Putting to one side the Latin Mass controversy, the Cardinal has to know he asserted a falsehood. Why would he do so? Probably because lying has served him so well in the past that it has become second nature to him, a reflex response to discomfort. Traditionally, Christians have believed that their ministers of religion put a premium on truthfulness and that these ministers would not knowingly lie to them. Think of what a formidable weapon this put into the hands of a bishop! Whatever pronouncement he made was taken by the great majority of the faithful to be true (or at the very least a sincere misstatement), and even those few who may have suspected a fib had to pretend the contrary. [Note: there is a profound theological truth behind (though not identical with) this presumption of honesty. Bishops are successors of the apostles, witnesses to the risen Christ. The belief we extend to their testimony is more than a pious compliment. It is indispensable to faith.]
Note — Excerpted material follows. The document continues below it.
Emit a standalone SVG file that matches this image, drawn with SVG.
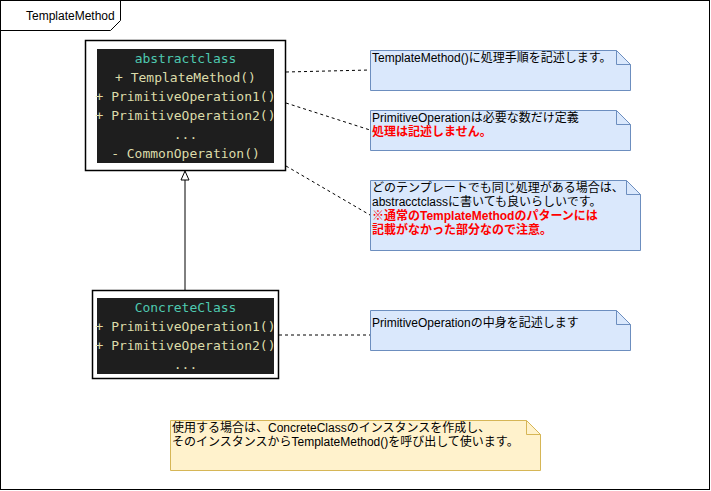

But -- the power to be believed ex officio is the power to escape from any painful or vexing situation by telling a lie. Only a heroically good man could possess this power for most of his life and not be worsened by it. Like the Ring in Tolkein's trilogy, a bishop's reputation for solemn truthfulness "thins out" those who employ it to make matters easier for themselves. And once recourse to the tactically expedient lie is taken, it becomes addictive; like the Ring, it's too easy to use and too difficult to pass up. Those who get hooked on this magic mendacity get corrupted. Morally, they shrivel. Thus we're face to face with the pathetic example of Mahony casting into oblivion fourteen or fifteen centuries of history because it suits his (trivial, inconsequential) purpose of the moment: he's become a Gollum among ecclesiastical Ring-knockers.

And he's not the only one. Cardinal Law had the same addiction and used his ex officio privilege the same way (no, he doesn't recall Jackie Gauvreau; no, he'd never think of putting children at risk; no, he didn't read the letter he sent to Sodano). Both men, when they were young priests, may have been solid. Neither could handle the power of the Ring.

The problem is how to deal with the counter-reaction, when the inevitable counter-reaction kicks in. You see this reaction in children whose parents have exploited their juvenile credulity and told lies to get them to behave. You see it sometimes in former fundamentalists whose pastors didn't know the answers to their intelligent adolescent doubts and so made up bogus scholarly facts to satisfy or at least silence them. Once the adolescents become young adults, and read enough to see through the fraud, it's rare that they don't throw the baby out with the bathwater and acrimoniously reject all appeals to religious authority. So here we have Roger Mahony, a cardinal of the Catholic Church, telling a lie as stupid as that of the four-square gospeler who claims the Scriptures were first written in English. It won't have a happy ending.

As I've emphasized before, it has not pleased God to gift our generation with morally courageous clergy, and the composition of "this hapless bench of bishops" (the phrase is Bishop Bruskewitz's) is disheartening. Yet each generation works out its salvation or damnation endowed with a particular set of strengths and weaknesses, and often it's precisely in response to the weaknesses that God calls forth the reforming saints: they redeem the vices characteristic of their age through heroic exercise of the contrary virtues. The time will soon come when, for many, a statement will be judged false simply because a bishop claims it to be true. The task of Catholics will be to teach the world yet again the meaning of apostolic witness by our willingness to suffer for those utterances of bishops that are at once the truest and the least demonstrable: that is, when bishops repeat revealed teachings, especially the teachings that launch those who believe them into losing battles.